### Dataset rows
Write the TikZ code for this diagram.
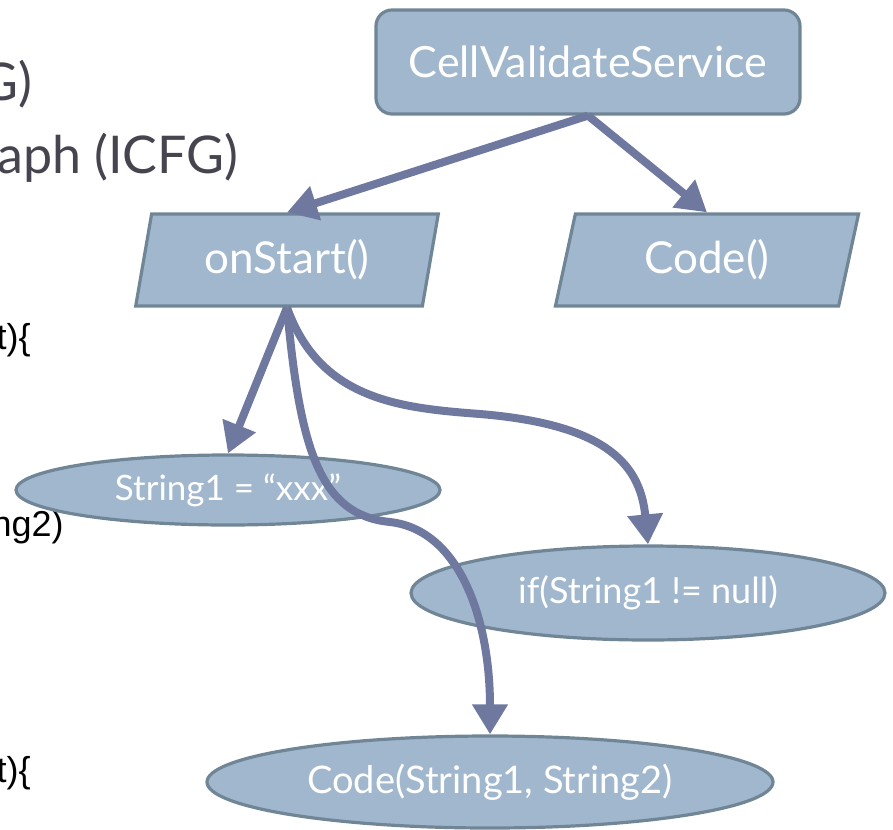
\documentclass[tikz,border=0pt]{standalone}
\usepackage{fontspec}
\setmainfont{Lato}
\newfontfamily\codefont{Liberation Sans}
\usepackage{tikz}
\usetikzlibrary{arrows.meta}
\usetikzlibrary{shapes.geometric}

\definecolor{nodefill}{RGB}{161,183,205}
\definecolor{nodeline}{RGB}{112,133,150}
\definecolor{flowcol}{RGB}{111,121,160}
\definecolor{slidetext}{RGB}{69,68,79}

\begin{document}
\begin{tikzpicture}[x=0.5pt,y=0.5pt,
        box/.style={draw=nodeline,fill=nodefill,line width=1.6pt,text=white},
        para/.style={box,trapezium,trapezium left angle=79,trapezium right angle=101,
                trapezium stretches=true,minimum width=152pt,minimum height=46pt,
                font=\fontsize{22}{26}\selectfont},
        oval/.style={box,ellipse,inner sep=0pt},
        flow/.style={draw=flowcol,line width=4pt,-{Triangle[length=15pt,width=17pt]}},
        slide/.style={text=slidetext,inner sep=0pt,font=\fontsize{26}{30}\selectfont},
        codeline/.style={text=black,inner sep=0pt,font=\codefont\fontsize{18}{21}\selectfont}]
        \useasboundingbox (0,0) rectangle (893,-829);
        \clip (0,0) rectangle (893,-829);
        % text of the slide, cut at the left border
        \node[slide,anchor=base east] (t1) at (33,-100) {G)};
        \node[slide,anchor=base east] (t2) at (239,-173) {aph (ICFG)};
        \node[codeline,anchor=base east] (c1) at (31,-349) {t)\{};
        \node[codeline,anchor=base east] (c2) at (64,-536) {ng2)};
        \node[codeline,anchor=base east] (c3) at (31,-782) {t)\{};
        % call graph
        \node[box,rounded corners=8pt,minimum width=212pt,minimum height=52pt,
                font=\fontsize{21.5}{25}\selectfont] (svc) at (588,-62) {CellValidateService};
        \node[para] (onStart) at (287,-260) {onStart()};
        \node[para] (code) at (707,-260) {Code()};
        \node[oval,minimum width=212pt,minimum height=35pt,
                font=\fontsize{17.5}{20}\selectfont] (s1) at (228,-490) {String1 = “xxx”};
        \node[oval,minimum width=237pt,minimum height=47pt,
                font=\fontsize{18}{21}\selectfont] (ifn) at (648,-593) {if(String1 != null)};
        \node[oval,minimum width=283pt,minimum height=46pt,
                font=\fontsize{19}{22}\selectfont] (call) at (490,-782) {Code(String1, String2)};
        \draw[flow] (svc.south) -- (onStart.north);
        \draw[flow] (svc.south) -- (code.north);
        \draw[flow] (onStart.south) -- (s1.north);
        \draw[flow] (onStart.south) .. controls (320,-400) and (400,-408) .. (480,-414)
                .. controls (600,-424) and (640,-460) .. (ifn.north);
        \draw[flow] (onStart.south) .. controls (300,-450) and (320,-515) .. (390,-522)
                .. controls (460,-530) and (490,-620) .. (call.north);
\end{tikzpicture}
\end{document}
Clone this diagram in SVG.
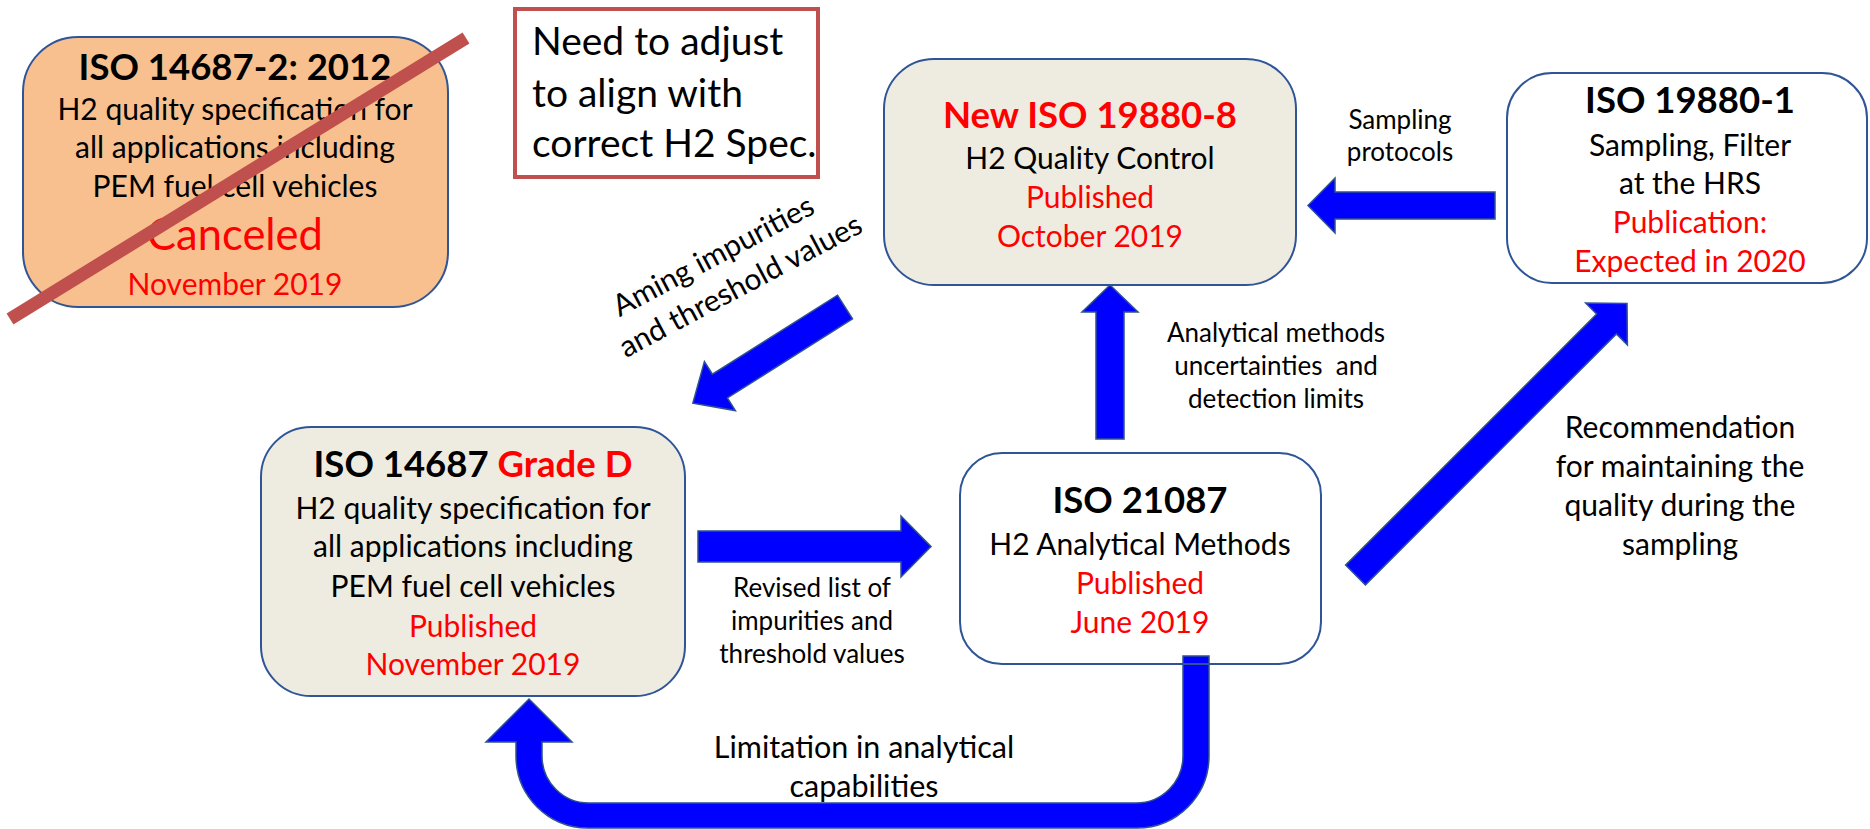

### Stated task
Check the data for the word "diagram" and pull out the lines that have it.

### Output
Write the TikZ code for this diagram.
Clone this diagram in SVG.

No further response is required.